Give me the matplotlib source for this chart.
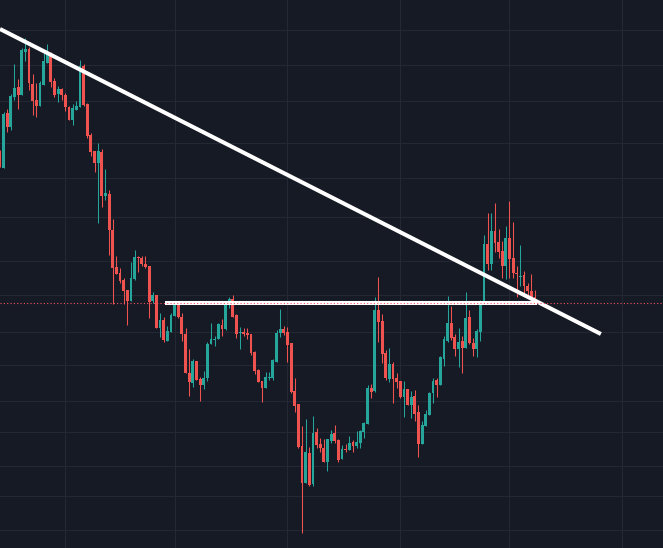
import matplotlib
matplotlib.use("Agg")
import matplotlib.pyplot as plt
import numpy as np

# Daily candles (price in chart units)
opens = [395, 380, 435, 421, 451, 461, 453, 496, 499, 464, 448, 442, 463, 485, 495, 467,
         454, 459, 453, 441, 428, 438, 441, 482, 444, 413, 397, 385, 396, 352, 354, 318,
         281, 275, 268, 258, 247, 269, 291, 290, 284, 282, 247, 253, 220, 228, 207, 216,
         232, 244, 231, 214, 175, 165, 187, 169, 163, 170, 204, 208, 209, 223, 219, 244,
         249, 233, 215, 216, 215, 214, 196, 178, 167, 160, 170, 170, 186, 215, 219, 216,
         205, 157, 144, 102, 65, 95, 64, 116, 104, 100, 86, 107, 115, 108, 89, 99,
         98, 106, 102, 105, 116, 124, 160, 157, 238, 227, 195, 169, 184, 170, 167, 151,
         159, 143, 152, 136, 104, 122, 133, 155, 168, 163, 189, 207, 225, 211, 199, 207,
         200, 231, 205, 199, 216, 245, 304, 284, 317, 306, 297, 282, 310, 290, 275, 271,
         273, 262, 257, 251]
highs = [398, 436, 439, 454, 484, 469, 500, 510, 501, 474, 465, 467, 495, 504, 496, 470,
         462, 460, 455, 442, 444, 447, 488, 484, 445, 415, 397, 405, 399, 379, 358, 329,
         292, 280, 270, 258, 286, 298, 292, 292, 292, 282, 256, 253, 235, 231, 222, 235,
         247, 245, 235, 220, 199, 189, 187, 171, 177, 206, 225, 212, 225, 229, 245, 251,
         253, 234, 221, 220, 220, 214, 197, 179, 167, 176, 176, 189, 218, 239, 222, 221,
         205, 170, 144, 122, 129, 101, 132, 120, 110, 109, 109, 118, 123, 109, 103, 104,
         112, 108, 117, 118, 126, 163, 164, 251, 271, 234, 198, 200, 186, 175, 167, 167,
         159, 157, 158, 143, 127, 138, 156, 170, 170, 192, 212, 252, 242, 214, 220, 212,
         256, 238, 210, 219, 248, 313, 335, 335, 345, 319, 307, 322, 347, 326, 282, 303,
         277, 265, 274, 258]
lows = [381, 380, 416, 418, 448, 439, 453, 487, 458, 433, 431, 442, 463, 485, 461, 451,
        446, 448, 437, 428, 423, 438, 441, 442, 410, 392, 376, 325, 341, 348, 293, 244,
        274, 265, 244, 223, 247, 268, 276, 282, 280, 230, 245, 220, 211, 206, 207, 216,
        232, 230, 207, 175, 152, 161, 168, 147, 159, 167, 204, 202, 209, 212, 218, 240,
        231, 210, 199, 212, 209, 193, 174, 166, 146, 160, 168, 168, 186, 211, 213, 186,
        155, 136, 100, 15, 65, 62, 62, 100, 96, 86, 77, 105, 105, 86, 89, 96,
        98, 96, 100, 100, 110, 124, 150, 156, 206, 185, 168, 166, 145, 160, 150, 131,
        143, 130, 127, 91, 104, 122, 133, 145, 151, 163, 182, 206, 208, 192, 181, 175,
        200, 204, 192, 191, 207, 245, 278, 278, 296, 290, 270, 269, 270, 270, 251, 262,
        252, 251, 249, 245]
closes = [381, 434, 421, 452, 460, 453, 498, 499, 465, 447, 442, 465, 487, 495, 466, 453,
          459, 453, 441, 428, 440, 442, 482, 443, 412, 396, 385, 397, 352, 355, 318, 280,
          274, 267, 257, 247, 270, 291, 290, 284, 281, 246, 253, 220, 228, 208, 217, 233,
          245, 231, 214, 175, 166, 187, 168, 163, 170, 204, 209, 209, 224, 219, 244, 249,
          231, 214, 216, 214, 213, 195, 177, 166, 160, 171, 171, 188, 215, 219, 215, 203,
          156, 142, 101, 65, 96, 63, 115, 103, 100, 86, 109, 114, 107, 88, 99, 98,
          105, 102, 106, 117, 125, 160, 156, 238, 226, 194, 170, 184, 169, 166, 151, 159,
          143, 151, 134, 104, 123, 134, 155, 167, 163, 191, 209, 225, 210, 199, 206, 200,
          230, 205, 199, 217, 246, 304, 284, 317, 305, 296, 282, 310, 289, 275, 274, 272,
          262, 257, 249, 245]

# drawings on the chart
trend_x = [0.03, 165.1]
trend_y = [519, 214]
level_x = [45.4, 147.6]
level_y = 245
last_price = closes[-1]

# grid positions
month_ticks = [18, 48, 79, 110, 140, 171]
price_ticks = [517.6, 483.3, 446.6, 404.7, 369.7, 330.6, 286.6, 252.7, 216.0,
               182.7, 146.8, 115.7, 82.4, 51.7, 18.5]

bg = "#161a25"
up_col = "#26a69a"
down_col = "#ef5350"

fig = plt.figure(figsize=(6.63, 5.48), dpi=100)
fig.patch.set_facecolor(bg)
ax = fig.add_axes([0, 0, 1, 1])
ax.set_facecolor(bg)

o = np.array(opens, dtype=float)
h = np.array(highs, dtype=float)
l = np.array(lows, dtype=float)
c = np.array(closes, dtype=float)
x = np.arange(len(o))
up = c >= o
colors = np.where(up, up_col, down_col)

ax.vlines(x, l, h, colors=colors, linewidth=0.75, zorder=2)
body_low = np.minimum(o, c)
body_h = np.maximum(np.abs(c - o), 0.9)
ax.bar(x, body_h, bottom=body_low, width=0.78, color=colors, linewidth=0, zorder=3)

ax.plot(level_x, [level_y, level_y], color="white", linewidth=2.9, solid_capstyle="butt", zorder=4)
ax.plot(trend_x, trend_y, color="white", linewidth=2.9, solid_capstyle="butt", zorder=5)
# last price line, dotted, on top
ax.axhline(last_price, color="#f7525f", linewidth=0.8, linestyle=(0, (1, 2)), zorder=6)

ax.set_xlim(0.03, 182.17)
ax.set_ylim(0, 548)
ax.set_xticks(month_ticks)
ax.set_yticks(price_ticks)
ax.grid(True, color="#242835", linewidth=0.8)
ax.set_axisbelow(True)
ax.tick_params(length=0, labelbottom=False, labelleft=False)
for s in ax.spines.values():
    s.set_visible(False)

fig.savefig("out.png", dpi=100, facecolor=bg)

## What is needed
Repeat only the lines from the beginning of the material through the line containing "import numpy as np", both ends kept, leaving pictures out.

## Reply
Give me the matplotlib source for this chart.
import matplotlib
matplotlib.use("Agg")
import matplotlib.pyplot as plt
import numpy as np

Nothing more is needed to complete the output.